→ What you will do:
Each line of the material must be repeated precisely, with the pictures left out.

→ Information supplied:
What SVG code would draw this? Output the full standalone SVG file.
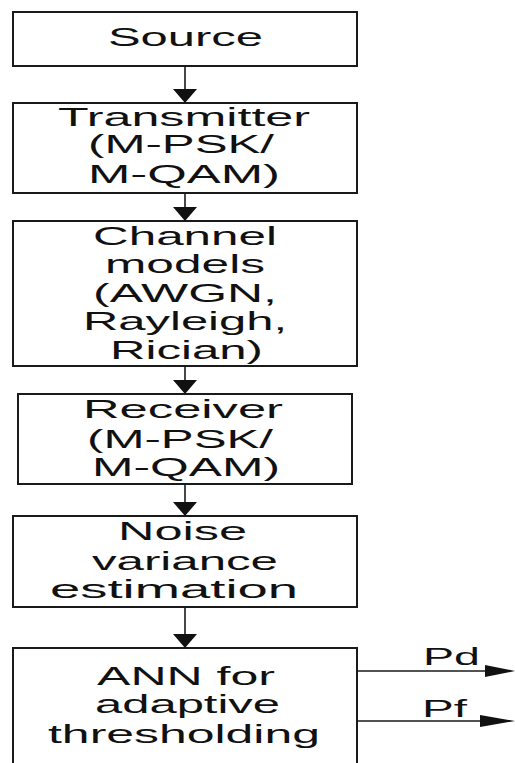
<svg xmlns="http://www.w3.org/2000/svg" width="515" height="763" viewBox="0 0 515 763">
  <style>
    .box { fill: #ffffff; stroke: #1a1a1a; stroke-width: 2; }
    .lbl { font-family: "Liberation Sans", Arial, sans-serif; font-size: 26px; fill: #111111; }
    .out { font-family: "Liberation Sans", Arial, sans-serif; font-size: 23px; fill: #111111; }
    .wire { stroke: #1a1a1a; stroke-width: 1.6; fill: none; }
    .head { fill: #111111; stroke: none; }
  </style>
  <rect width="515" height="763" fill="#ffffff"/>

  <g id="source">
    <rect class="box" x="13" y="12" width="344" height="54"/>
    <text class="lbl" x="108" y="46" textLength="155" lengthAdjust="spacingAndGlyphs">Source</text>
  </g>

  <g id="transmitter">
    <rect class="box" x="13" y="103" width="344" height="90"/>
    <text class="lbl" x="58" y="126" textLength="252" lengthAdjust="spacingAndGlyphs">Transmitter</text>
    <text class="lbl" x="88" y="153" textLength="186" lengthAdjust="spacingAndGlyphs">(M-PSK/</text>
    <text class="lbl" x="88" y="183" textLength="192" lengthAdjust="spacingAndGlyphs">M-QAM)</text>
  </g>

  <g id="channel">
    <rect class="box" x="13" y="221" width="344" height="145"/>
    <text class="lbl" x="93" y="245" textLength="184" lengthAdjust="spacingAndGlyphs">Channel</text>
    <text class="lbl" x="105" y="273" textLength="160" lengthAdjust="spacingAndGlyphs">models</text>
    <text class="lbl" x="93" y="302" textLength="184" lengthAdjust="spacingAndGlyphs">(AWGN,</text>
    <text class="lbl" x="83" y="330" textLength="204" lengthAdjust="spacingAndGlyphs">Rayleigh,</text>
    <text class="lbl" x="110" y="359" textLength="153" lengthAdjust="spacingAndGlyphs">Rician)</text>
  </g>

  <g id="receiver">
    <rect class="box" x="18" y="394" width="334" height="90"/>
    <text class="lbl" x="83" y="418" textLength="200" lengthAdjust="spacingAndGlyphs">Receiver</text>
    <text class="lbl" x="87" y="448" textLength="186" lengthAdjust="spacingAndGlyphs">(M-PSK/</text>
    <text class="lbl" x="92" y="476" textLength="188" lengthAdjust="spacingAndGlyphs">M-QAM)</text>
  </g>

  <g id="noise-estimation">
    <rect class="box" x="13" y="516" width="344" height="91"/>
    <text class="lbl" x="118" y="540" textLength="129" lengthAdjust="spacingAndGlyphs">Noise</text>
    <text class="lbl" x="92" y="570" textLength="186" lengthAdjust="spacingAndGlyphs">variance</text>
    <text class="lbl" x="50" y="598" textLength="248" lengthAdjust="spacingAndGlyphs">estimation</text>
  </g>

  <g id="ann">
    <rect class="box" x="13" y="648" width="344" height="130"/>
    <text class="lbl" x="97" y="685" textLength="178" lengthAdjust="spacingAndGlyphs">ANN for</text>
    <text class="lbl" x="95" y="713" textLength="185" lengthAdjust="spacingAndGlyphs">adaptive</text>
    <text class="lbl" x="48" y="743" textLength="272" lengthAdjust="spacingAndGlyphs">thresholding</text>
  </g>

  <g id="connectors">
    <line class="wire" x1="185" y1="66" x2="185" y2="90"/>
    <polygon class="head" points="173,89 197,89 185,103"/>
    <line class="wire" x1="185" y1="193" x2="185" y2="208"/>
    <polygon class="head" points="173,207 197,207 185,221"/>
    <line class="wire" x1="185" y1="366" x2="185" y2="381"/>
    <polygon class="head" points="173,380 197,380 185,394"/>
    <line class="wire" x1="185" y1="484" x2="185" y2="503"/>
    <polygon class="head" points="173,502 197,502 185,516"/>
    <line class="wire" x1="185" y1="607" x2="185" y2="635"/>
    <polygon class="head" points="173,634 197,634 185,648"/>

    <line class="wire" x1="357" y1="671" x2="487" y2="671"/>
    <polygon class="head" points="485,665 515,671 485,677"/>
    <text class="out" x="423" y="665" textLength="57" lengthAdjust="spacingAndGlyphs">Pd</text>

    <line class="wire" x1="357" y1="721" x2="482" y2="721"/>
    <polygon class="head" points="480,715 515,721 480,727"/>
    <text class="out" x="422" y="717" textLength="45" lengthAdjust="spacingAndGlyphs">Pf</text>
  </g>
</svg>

→ Answer below:
What SVG code would draw this? Output the full standalone SVG file.
<svg xmlns="http://www.w3.org/2000/svg" width="515" height="763" viewBox="0 0 515 763">
  <style>
    .box { fill: #ffffff; stroke: #1a1a1a; stroke-width: 2; }
    .lbl { font-family: "Liberation Sans", Arial, sans-serif; font-size: 26px; fill: #111111; }
    .out { font-family: "Liberation Sans", Arial, sans-serif; font-size: 23px; fill: #111111; }
    .wire { stroke: #1a1a1a; stroke-width: 1.6; fill: none; }
    .head { fill: #111111; stroke: none; }
  </style>
  <rect width="515" height="763" fill="#ffffff"/>

  <g id="source">
    <rect class="box" x="13" y="12" width="344" height="54"/>
    <text class="lbl" x="108" y="46" textLength="155" lengthAdjust="spacingAndGlyphs">Source</text>
  </g>

  <g id="transmitter">
    <rect class="box" x="13" y="103" width="344" height="90"/>
    <text class="lbl" x="58" y="126" textLength="252" lengthAdjust="spacingAndGlyphs">Transmitter</text>
    <text class="lbl" x="88" y="153" textLength="186" lengthAdjust="spacingAndGlyphs">(M-PSK/</text>
    <text class="lbl" x="88" y="183" textLength="192" lengthAdjust="spacingAndGlyphs">M-QAM)</text>
  </g>

  <g id="channel">
    <rect class="box" x="13" y="221" width="344" height="145"/>
    <text class="lbl" x="93" y="245" textLength="184" lengthAdjust="spacingAndGlyphs">Channel</text>
    <text class="lbl" x="105" y="273" textLength="160" lengthAdjust="spacingAndGlyphs">models</text>
    <text class="lbl" x="93" y="302" textLength="184" lengthAdjust="spacingAndGlyphs">(AWGN,</text>
    <text class="lbl" x="83" y="330" textLength="204" lengthAdjust="spacingAndGlyphs">Rayleigh,</text>
    <text class="lbl" x="110" y="359" textLength="153" lengthAdjust="spacingAndGlyphs">Rician)</text>
  </g>

  <g id="receiver">
    <rect class="box" x="18" y="394" width="334" height="90"/>
    <text class="lbl" x="83" y="418" textLength="200" lengthAdjust="spacingAndGlyphs">Receiver</text>
    <text class="lbl" x="87" y="448" textLength="186" lengthAdjust="spacingAndGlyphs">(M-PSK/</text>
    <text class="lbl" x="92" y="476" textLength="188" lengthAdjust="spacingAndGlyphs">M-QAM)</text>
  </g>

  <g id="noise-estimation">
    <rect class="box" x="13" y="516" width="344" height="91"/>
    <text class="lbl" x="118" y="540" textLength="129" lengthAdjust="spacingAndGlyphs">Noise</text>
    <text class="lbl" x="92" y="570" textLength="186" lengthAdjust="spacingAndGlyphs">variance</text>
    <text class="lbl" x="50" y="598" textLength="248" lengthAdjust="spacingAndGlyphs">estimation</text>
  </g>

  <g id="ann">
    <rect class="box" x="13" y="648" width="344" height="130"/>
    <text class="lbl" x="97" y="685" textLength="178" lengthAdjust="spacingAndGlyphs">ANN for</text>
    <text class="lbl" x="95" y="713" textLength="185" lengthAdjust="spacingAndGlyphs">adaptive</text>
    <text class="lbl" x="48" y="743" textLength="272" lengthAdjust="spacingAndGlyphs">thresholding</text>
  </g>

  <g id="connectors">
    <line class="wire" x1="185" y1="66" x2="185" y2="90"/>
    <polygon class="head" points="173,89 197,89 185,103"/>
    <line class="wire" x1="185" y1="193" x2="185" y2="208"/>
    <polygon class="head" points="173,207 197,207 185,221"/>
    <line class="wire" x1="185" y1="366" x2="185" y2="381"/>
    <polygon class="head" points="173,380 197,380 185,394"/>
    <line class="wire" x1="185" y1="484" x2="185" y2="503"/>
    <polygon class="head" points="173,502 197,502 185,516"/>
    <line class="wire" x1="185" y1="607" x2="185" y2="635"/>
    <polygon class="head" points="173,634 197,634 185,648"/>

    <line class="wire" x1="357" y1="671" x2="487" y2="671"/>
    <polygon class="head" points="485,665 515,671 485,677"/>
    <text class="out" x="423" y="665" textLength="57" lengthAdjust="spacingAndGlyphs">Pd</text>

    <line class="wire" x1="357" y1="721" x2="482" y2="721"/>
    <polygon class="head" points="480,715 515,721 480,727"/>
    <text class="out" x="422" y="717" textLength="45" lengthAdjust="spacingAndGlyphs">Pf</text>
  </g>
</svg>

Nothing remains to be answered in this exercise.